Naperville wrote: ↑Mon Apr 11, 2022 3:36 pm
I've met some really crazy dangerous people 30 years ago, and all that I was doing at the time was riding around on a motorcycle. Gangs can be found riding around in groups of 3+ and they will try to pull you in. You think cool, somebody to ride with, and then instead of talking shop about motorcycles when they dismount, they are showing you their rifle racks and other weapons.
You have to be really careful. Real life is freakishly worse than a movie and bad people are everywhere. Some people are so corrupt and diabolical they belong in prison doing hard time. Some are drug runners. Other are molesters or murderers.
Chicago Police only solve 30% to 40% of the homicides! That is a ton of murderers running around on the loose, and most of them look like you and I.
Think about all of the people involved selling stolen goods or drugs and stolen guns.
It's really bad out there.
Thanks for sharing.
I've known a few actual psychopaths in my life, though I kept a distance from them in our social circle. These occurred during different periods of my life.

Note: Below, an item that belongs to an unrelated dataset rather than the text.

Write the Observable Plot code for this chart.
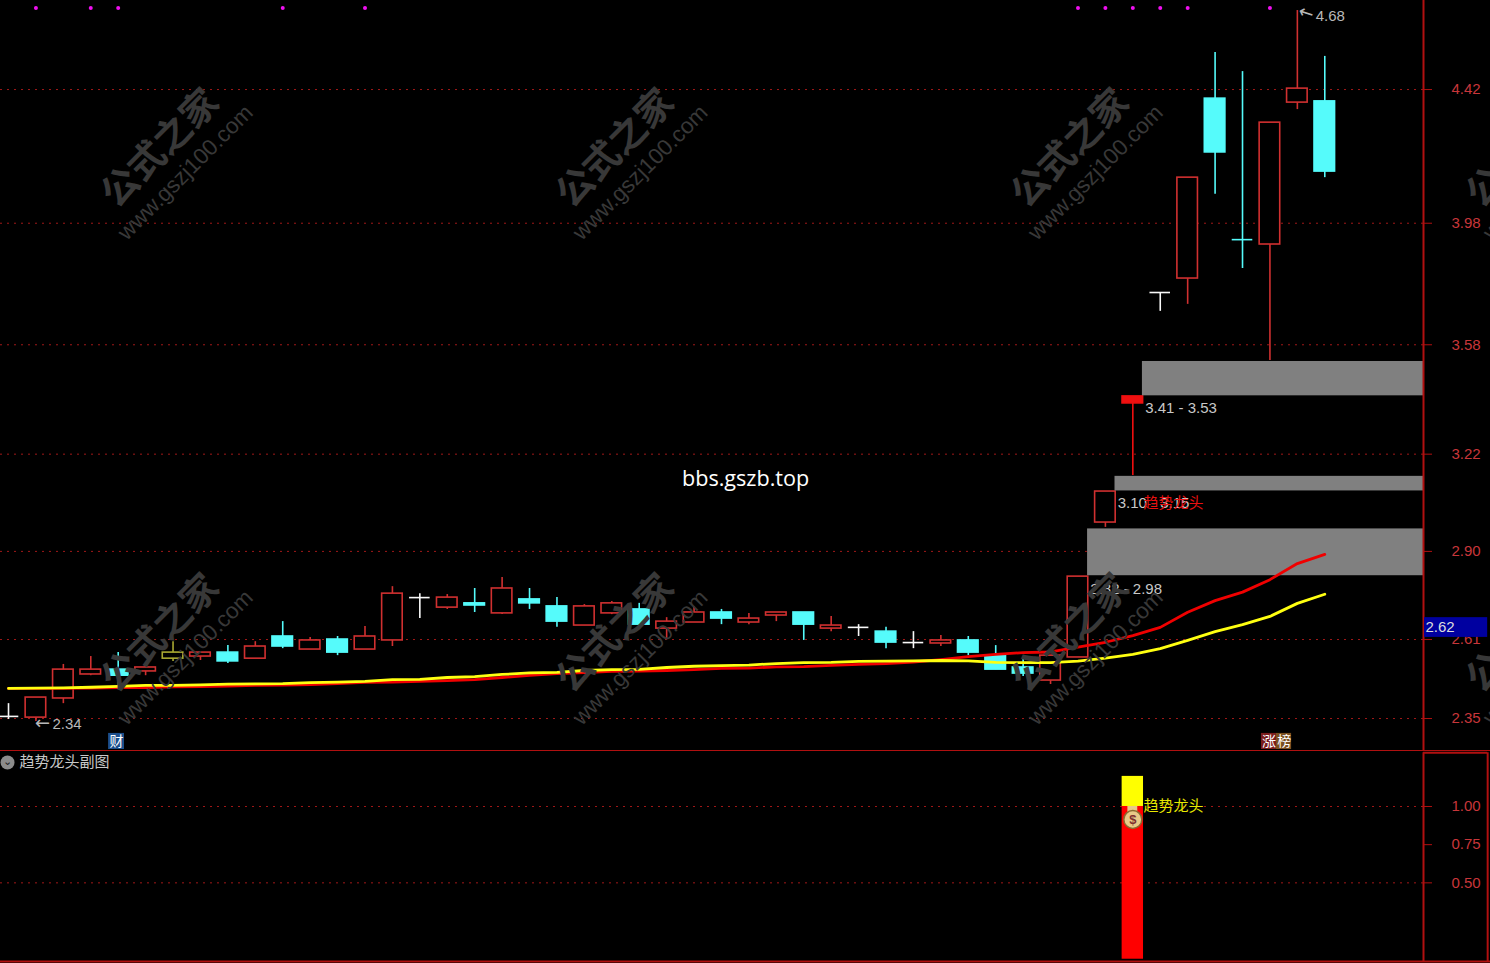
<!DOCTYPE html>
<html><head><meta charset="utf-8">
<script src="https://cdn.jsdelivr.net/npm/d3@7"></script>
<script src="https://cdn.jsdelivr.net/npm/@observablehq/plot@0.6"></script>
<style>html,body{margin:0;padding:0;background:#000;overflow:hidden}svg{display:block}</style>
</head><body><div id="chart"></div>
<script>
const bodyTop=[2.357,2.419,2.511,2.511,2.511,2.518,2.567,2.567,2.567,2.587,2.620,2.607,2.610,2.620,2.761,2.748,2.748,2.729,2.778,2.742,2.719,2.719,2.729,2.709,2.669,2.699,2.699,2.679,2.699,2.699,2.656,2.650,2.636,2.600,2.607,2.607,2.557,2.518,2.557,2.817,3.097,3.410,3.752,4.130,4.390,3.926,4.311,4.423,4.381];
const bodyBottom=[2.357,2.353,2.416,2.495,2.491,2.505,2.547,2.554,2.538,2.547,2.587,2.577,2.567,2.577,2.607,2.748,2.715,2.722,2.696,2.729,2.669,2.656,2.696,2.659,2.646,2.666,2.679,2.666,2.689,2.659,2.646,2.650,2.600,2.600,2.597,2.567,2.511,2.498,2.475,2.551,2.995,3.387,3.752,3.798,4.213,3.926,3.910,4.377,4.150];
const highs=[2.399,2.419,2.528,2.554,2.567,2.528,2.603,2.567,2.590,2.603,2.669,2.617,2.620,2.653,2.784,2.761,2.758,2.778,2.814,2.778,2.748,2.725,2.735,2.729,2.682,2.719,2.709,2.696,2.699,2.699,2.686,2.659,2.650,2.636,2.623,2.620,2.590,2.551,2.557,2.817,3.097,3.410,3.752,4.130,4.542,4.479,4.311,4.680,4.529];
const lows=[2.347,2.340,2.399,2.491,2.459,2.491,2.538,2.541,2.531,2.547,2.580,2.577,2.557,2.577,2.587,2.679,2.709,2.699,2.692,2.709,2.650,2.656,2.692,2.659,2.610,2.666,2.659,2.659,2.669,2.607,2.636,2.620,2.580,2.580,2.587,2.557,2.511,2.488,2.462,2.551,2.979,3.150,3.690,3.713,4.075,3.831,3.528,4.354,4.130];
const kinds="wrrrcrorcrcrcrrwrcrccrrcrrcrrcrwcwrcccrrrRwrccrrc".split("");
const kindColors={r:"#d03030",c:"#55fbfb",w:"#f8f8f8",o:"#a8a832",R:"#f01010"};
const kindFills={r:"#000",c:"#55fbfb",w:"#f8f8f8",o:"#000",R:"#f01010"};
const maRed=[2.449,2.449,2.449,2.450,2.452,2.452,2.454,2.455,2.457,2.459,2.460,2.462,2.465,2.469,2.470,2.472,2.475,2.478,2.485,2.492,2.498,2.501,2.505,2.506,2.508,2.511,2.515,2.516,2.520,2.521,2.525,2.528,2.531,2.536,2.544,2.554,2.561,2.567,2.569,2.585,2.601,2.623,2.650,2.700,2.738,2.766,2.807,2.860,2.890];
const maYellow=[2.449,2.450,2.451,2.453,2.456,2.459,2.459,2.461,2.463,2.464,2.465,2.468,2.470,2.472,2.478,2.479,2.485,2.488,2.495,2.500,2.502,2.508,2.511,2.512,2.518,2.522,2.524,2.526,2.531,2.534,2.535,2.538,2.539,2.540,2.541,2.540,2.535,2.534,2.534,2.539,2.549,2.561,2.580,2.607,2.636,2.659,2.686,2.729,2.759];
const priceTicks=[2.35,2.61,2.90,3.22,3.58,3.98,4.42];
const signalBars=[1,3,4,10,13,39,40,41,42,43,46];
const zoneStart=[39,40,41];
const zoneLow=[2.820,3.099,3.412];
const zoneHigh=[2.974,3.147,3.525];
const zoneLabels=["2.82 - 2.98","3.10 - 3.15","3.41 - 3.53"];
const zoneLabelY=[2.775,3.058,3.370];
const subTicks=[0.50,0.75,1.00];
const subGrid=[0.50,1.00];
const subBarIndex=41, subRed=1.0, subYellow=1.197;

const xDomain=[-0.292,51.6], xFar=53.94, xEdge=54.05;
const candles=bodyTop.map((t,i)=>({i,t,b:bodyBottom[i],h:highs[i],l:lows[i],k:kinds[i]}));
const dojis=candles.filter(d=>d.t===d.b);
const ma=maRed.map((r,i)=>({i,r,y:maYellow[i]}));
const zones=zoneStart.map((s,j)=>({s,lo:zoneLow[j],hi:zoneHigh[j],t:zoneLabels[j],ly:zoneLabelY[j]}));
const wmX=[5.54,22.13,38.73,55.32], wmY=[4.226,2.63];
const wm=wmX.flatMap(x=>wmY.map(y=>({x,y})));
const cjk='"Noto Sans CJK SC",sans-serif', num='"Liberation Sans",sans-serif';
const base={width:1490,marginLeft:0,marginTop:0,marginBottom:0,marginRight:67,
  x:{domain:xDomain,axis:null},color:{type:"identity"},
  style:{background:"#000",color:"#c8363a",fontFamily:num,fontSize:"15px"}};
const gridC="#a01818", axisC="#b01010", dash="2 5";

const mainPanel=Plot.plot({...base,height:751,
 y:{domain:[2.2415,4.713],axis:null},
 marks:[
  Plot.ruleY(priceTicks,{x1:xDomain[0],x2:xDomain[1],stroke:gridC,strokeDasharray:dash}),
  Plot.ruleX(candles,{x:"i",y1:"l",y2:"h",stroke:d=>kindColors[d.k],strokeWidth:1.6}),
  Plot.rect(candles,{x1:d=>d.i-0.375,x2:d=>d.i+0.375,y1:"b",y2:"t",fill:d=>kindFills[d.k],stroke:d=>kindColors[d.k],strokeWidth:1.6}),
  Plot.ruleY(dojis,{y:"t",x1:d=>d.i-0.375,x2:d=>d.i+0.375,stroke:d=>kindColors[d.k],strokeWidth:1.6}),
  Plot.rect(zones,{x1:d=>d.s+0.35,x2:xDomain[1],y1:"lo",y2:"hi",fill:"#808080"}),
  Plot.dot(signalBars,{x:d=>d,y:()=>4.688,r:2,fill:"#f010f0"}),
  Plot.line(ma,{x:"i",y:"r",stroke:"#f00000",strokeWidth:2.8}),
  Plot.line(ma,{x:"i",y:"y",stroke:"#ffff10",strokeWidth:2.8}),
  Plot.text(zones,{x:d=>d.s+0.45,y:"ly",text:"t",textAnchor:"start",fill:"#c8c8c8",fontSize:15,fontFamily:num}),
  Plot.text(["趋势龙头"],{x:()=>41.39,y:()=>3.058,textAnchor:"start",fill:"#e81010",fontSize:15,fontFamily:cjk}),
  Plot.text(["←"],{x:()=>1.24,y:()=>2.336,fill:"#b8b8b8",fontSize:18,fontFamily:'"DejaVu Sans",sans-serif'}),
  Plot.text(["2.34"],{x:()=>1.60,y:()=>2.330,textAnchor:"start",fill:"#b8b8b8",fontSize:15,fontFamily:num}),
  Plot.text(["←"],{x:()=>47.32,y:()=>4.672,rotate:18,fill:"#b8b8b8",fontSize:18,fontFamily:'"DejaVu Sans",sans-serif'}),
  Plot.text(["4.68"],{x:()=>47.67,y:()=>4.660,textAnchor:"start",fill:"#b8b8b8",fontSize:15,fontFamily:num}),
  Plot.text(["bbs.gszb.top"],{x:()=>26.88,y:()=>3.137,fill:"#fff",fontSize:21.6,fontFamily:'"Open Sans",sans-serif'}),
  Plot.rect([0],{x1:()=>3.65,x2:()=>4.23,y1:()=>2.248,y2:()=>2.301,fill:"#1c4f8c"}),
  Plot.text(["财"],{x:()=>3.94,y:()=>2.274,fill:"#fff",fontSize:14,fontFamily:cjk}),
  Plot.rect([0],{x1:()=>45.69,x2:()=>46.24,y1:()=>2.248,y2:()=>2.301,fill:"#7a1c1c"}),
  Plot.rect([0],{x1:()=>46.24,x2:()=>46.79,y1:()=>2.248,y2:()=>2.301,fill:"#7a5020"}),
  Plot.text(["涨","榜"],{x:(d,i)=>45.97+i*0.55,y:()=>2.274,fill:"#fff",fontSize:14,fontFamily:cjk}),
  Plot.axisY(priceTicks,{anchor:"right",label:null,tickFormat:d3.format(".2f"),tickSize:8,tickPadding:20,textAnchor:"start",stroke:axisC,fill:"#c8363a",fontSize:15,fontFamily:num}),
  Plot.ruleX([xDomain[1]],{stroke:axisC,strokeWidth:2}),
  Plot.ruleY([2.243],{x1:xDomain[0],x2:xEdge,stroke:axisC,strokeWidth:2}),
  Plot.rect([0],{x1:()=>51.64,x2:()=>xFar,y1:()=>2.617,y2:()=>2.682,fill:"#0000a0"}),
  Plot.text(["2.62"],{x:()=>51.67,y:()=>2.650,textAnchor:"start",fill:"#ddd",fontSize:15,fontFamily:num}),
  Plot.text(wm,{x:"x",y:"y",text:()=>"公式之家",rotate:-45,fill:"#383838",fontSize:37,fontWeight:700,fontFamily:cjk}),
  Plot.text(wm,{x:d=>d.x+0.91,y:d=>d.y-0.079,text:()=>"www.gszj100.com",rotate:-45,fill:"#383838",fontSize:22.5,fontFamily:'"Liberation Sans",sans-serif'})
 ]});

const subPanel=Plot.plot({...base,height:212,
 y:{domain:[-0.028,1.360],axis:null},
 marks:[
  Plot.ruleY(subGrid,{x1:xDomain[0],x2:xDomain[1],stroke:gridC,strokeDasharray:dash}),
  Plot.rectY([subBarIndex],{x1:d=>d-0.39,x2:d=>d+0.39,y1:0,y2:subRed,fill:"#ff0000"}),
  Plot.rectY([subBarIndex],{x1:d=>d-0.39,x2:d=>d+0.39,y1:subRed,y2:subYellow,fill:"#ffff00"}),
  Plot.rect([0],{x1:()=>40.82,x2:()=>41.18,y1:()=>0.955,y2:()=>1.0,fill:"#e8c988"}),
  Plot.dot([subBarIndex],{x:d=>d,y:()=>0.915,r:9,fill:"#e8c988",stroke:"#8a6a30"}),
  Plot.text(["$"],{x:()=>41,y:()=>0.912,fill:"#803030",fontSize:13,fontWeight:700,fontFamily:num}),
  Plot.text(["趋势龙头"],{x:()=>41.39,y:()=>1.0,textAnchor:"start",fill:"#e8e800",fontSize:15,fontFamily:cjk}),
  Plot.dot([0],{x:()=>-0.036,y:()=>1.288,r:7,fill:"#8c8c8c"}),
  Plot.text(["⌄"],{x:()=>-0.036,y:()=>1.295,fill:"#222",fontSize:11,fontFamily:'"DejaVu Sans",sans-serif'}),
  Plot.text(["趋势龙头副图"],{x:()=>0.40,y:()=>1.288,textAnchor:"start",fill:"#c8c8c8",fontSize:15,fontFamily:cjk}),
  Plot.axisY(subTicks,{anchor:"right",label:null,tickFormat:d3.format(".2f"),tickSize:8,tickPadding:20,textAnchor:"start",stroke:axisC,fill:"#c8363a",fontSize:15,fontFamily:num}),
  Plot.ruleX([xDomain[1],xFar],{y1:-0.015,y2:1.352,stroke:axisC,strokeWidth:2}),
  Plot.ruleY([1.352],{x1:xDomain[1],x2:xFar,stroke:axisC,strokeWidth:2}),
  Plot.ruleY([-0.015],{x1:xDomain[0],x2:xEdge,stroke:axisC,strokeWidth:2})
 ]});
document.getElementById("chart").append(mainPanel,subPanel);
</script></body></html>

When I lived in Taiwan, one of my teacher's teachers had an association with one of Taiwan's Triad organized crime groups, which are similar to the Yakuza and the Mafia. There were a couple times I was compelled to dine at banquets held for these groups.

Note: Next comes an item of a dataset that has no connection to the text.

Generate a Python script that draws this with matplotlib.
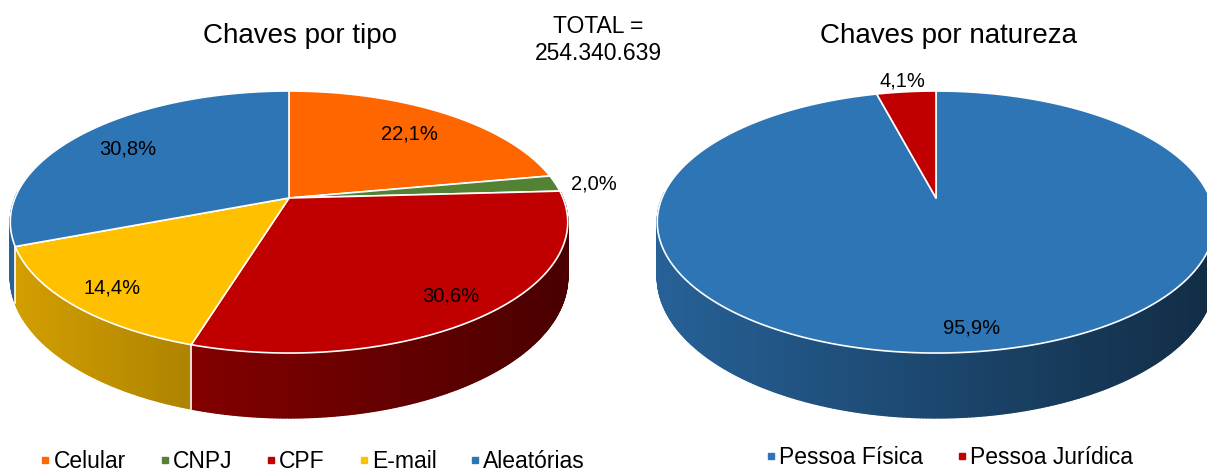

The first time was when some of my Kung Fu class members and I were invited by this grand teacher on a free trip from Taipei to Tainan; all we had to do was travel by bus with two separate groups to do some forms demonstrations at some temples, of which there are many in Tainan. Some were tiny little roadside temples to local deities, and some were huge complexes that looked like Shaolin Temples in the movies. The two groups we traveled with lit firecrackers, waved banners, did lion and dragon dances, and 'spiritual boxing'/Shen Da self-mutilation demonstrations (sticking steel rods through their cheeks and hanging weights from them, hitting themselves with spiked balls on ropes, etc.). They also performed some Kung Fu, but they weren't very good at it.
What I quickly became aware of was that this 'free trip' was an extortion racket. These two groups were rival Triad factions, who were temporarily cooperating to 'bless' these temples in exchange for money and goods. And the temples had no choice; payment was mandatory. The 'big boss' in a suit and dark glasses had traveled separately in a big black limo with his bodyguards, and as a show of power, stood impassively while the temple keepers scurried out to hand large sums of money and countless boxes of cigarettes to the bodyguards to check and put into the limo.

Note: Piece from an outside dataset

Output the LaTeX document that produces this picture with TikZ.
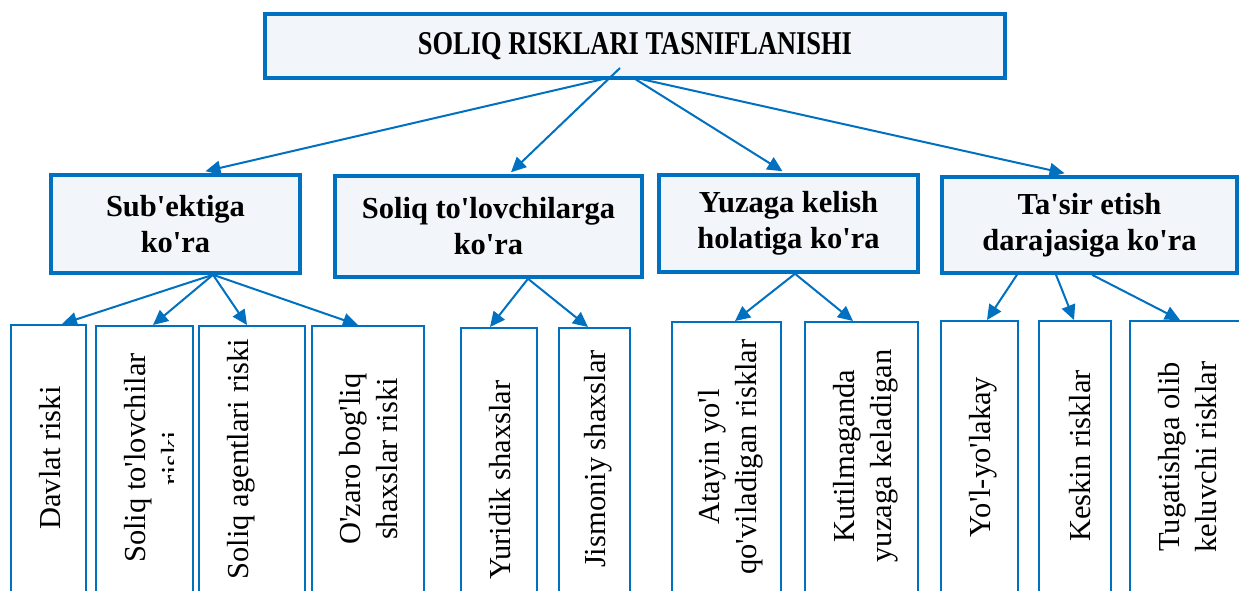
\documentclass[tikz,border=0pt]{standalone}
\usepackage{fontspec}
\usepackage{graphicx}
\setmainfont{Liberation Serif}[Ligatures=TeXOff]
\usetikzlibrary{arrows.meta}
\definecolor{bblue}{HTML}{0070C0}
\definecolor{bfill}{HTML}{F2F6FA}
\begin{document}
\begin{tikzpicture}[x=1pt,y=-1pt,
  topbox/.style={draw=bblue, line width=4pt, fill=bfill, inner sep=0pt},
  catbox/.style={draw=bblue, line width=3.5pt, fill=bfill, inner sep=0pt, align=center,
    font=\bfseries\fontsize{30.5}{36}\selectfont},
  leafbox/.style={draw=bblue, line width=2pt, fill=white, inner sep=0pt},
  leaftext/.style={rotate=90, align=center, inner sep=0pt,
    font=\fontsize{30.5}{37}\selectfont},
  arr/.style={draw=bblue, line width=2pt, -{Triangle[length=15pt,width=14pt]}}
]
\clip (0,0) rectangle (1239,590);
\fill[white] (0,0) rectangle (1239,590);

% top
\node[topbox, minimum width=740pt, minimum height=64pt] (top) at (635,46)
  {\resizebox{434pt}{22pt}{\bfseries SOLIQ RISKLARI TASNIFLANISHI}};

% categories
\node[catbox, minimum width=249pt, minimum height=98pt] (b1) at (175.5,224) {Sub'ektiga\\ko'ra};
\node[catbox, minimum width=307pt, minimum height=101pt] (b2) at (488.5,226.5) {Soliq to'lovchilarga\\ko'ra};
\node[catbox, minimum width=259pt, minimum height=97pt] (b3) at (788.5,223.5) {Yuzaga kelish\\holatiga ko'ra};
\node[catbox, minimum width=295pt, minimum height=96pt] (b4) at (1089.5,225) {Ta'sir etish\\darajasiga ko'ra};

% leaves
\node[leafbox, minimum width=75pt, minimum height=285pt] (l1) at (48.5,467.5) {};
\node[leafbox, minimum width=97pt, minimum height=284pt] (l2) at (144.5,468) {};
\node[leafbox, minimum width=106pt, minimum height=284pt] (l3) at (252,468) {};
\node[leafbox, minimum width=112pt, minimum height=284pt] (l4) at (368,468) {};
\node[leafbox, minimum width=76pt, minimum height=282pt] (l5) at (499,469) {};
\node[leafbox, minimum width=71pt, minimum height=282pt] (l6) at (594.5,469) {};
\node[leafbox, minimum width=109pt, minimum height=288pt] (l7) at (726.5,466) {};
\node[leafbox, minimum width=113pt, minimum height=288pt] (l8) at (861.5,466) {};
\node[leafbox, minimum width=77pt, minimum height=289pt] (l9) at (979.5,465.5) {};
\node[leafbox, minimum width=72pt, minimum height=289pt] (l10) at (1075,465.5) {};
\node[leafbox, minimum width=130pt, minimum height=289pt] (l11) at (1195,465.5) {};

% leaf texts
\node[leaftext] (t1) at (50,458) {Davlat riski};
\begin{scope}
  \clip (96,320) rectangle (173,600);
  \node[leaftext] (t2) at (154,458) {Soliq to'lovchilar\\riski};
\end{scope}
\node[leaftext] (t3) at (241,459) {Soliq agentlari riski};
\node[leaftext] (t4) at (369,459) {O'zaro bog'liq\\shaxslar riski};
\node[leaftext] (t5) at (500,480) {Yuridik shaxslar};
\node[leaftext] (t6) at (598,459) {Jismoniy shaxslar};
\node[leaftext] (t7) at (731,457) {Atayin yo'l\\qo'viladigan risklar};
\node[leaftext] (t8) at (866,456) {Kutilmaganda\\yuzaga keladigan};
\node[leaftext] (t9) at (983,457) {Yo'l-yo'lakay};
\node[leaftext] (t10) at (1080,456) {Keskin risklar};
\node[leaftext] (t11) at (1188,457) {Tugatishga olib\\keluvchi risklar};

% arrows from top
\draw[arr] ([xshift=-23pt,yshift=3pt]top.south) -- ([xshift=30pt,yshift=2pt]b1.north);
\draw[arr] ([xshift=-15pt,yshift=12pt]top.south) -- ([xshift=22.5pt,yshift=2pt]b2.north);
\draw[arr] ([xshift=-3pt,yshift=3pt]top.south) -- ([xshift=-6pt,yshift=2pt]b3.north);
\draw[arr] ([xshift=-3pt,yshift=3pt]top.south) -- ([xshift=-25pt,yshift=2pt]b4.north);

% arrows from b1
\draw[arr] ([xshift=37.5pt]b1.south) -- ([xshift=13.5pt]l1.north);
\draw[arr] ([xshift=37.5pt]b1.south) -- ([xshift=8.5pt]l2.north);
\draw[arr] ([xshift=37.5pt]b1.south) -- ([xshift=-5pt]l3.north);
\draw[arr] ([xshift=37.5pt]b1.south) -- ([xshift=-10pt]l4.north);
% b2
\draw[arr] ([xshift=39.5pt]b2.south) -- ([xshift=-9pt]l5.north);
\draw[arr] ([xshift=39.5pt]b2.south) -- ([xshift=-6.5pt]l6.north);
% b3
\draw[arr] ([xshift=6.5pt]b3.south) -- ([xshift=8.5pt]l7.north);
\draw[arr] ([xshift=6.5pt]b3.south) -- ([xshift=-8.5pt]l8.north);
% b4
\draw[arr] ([xshift=-72.5pt]b4.south) -- ([xshift=7.5pt]l9.north);
\draw[arr] ([xshift=-33.5pt]b4.south) -- ([xshift=-1pt]l10.north);
\draw[arr] ([xshift=2.5pt]b4.south) -- ([xshift=-15pt]l11.north);
\end{tikzpicture}
\end{document}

Once the big boss had left, everyone sat at a huge banquet that was laid out at one of the temple courtyards. We were dining and drinking and toasting in style with gangsters, some of whom had probably killed people before. The ones we were with were obviously lower-level members, not involved in the higher-level dealings that the suits were involved in. The highest-level gangsters were businessmen, not street thugs. We actually had a good time, but a part of me won't forget that my classmates and I had a hand, however minor our role was, in extorting money from numerous temples in Tainan, Taiwan. And a part of me feels bad about that. That happened in 1991 or so.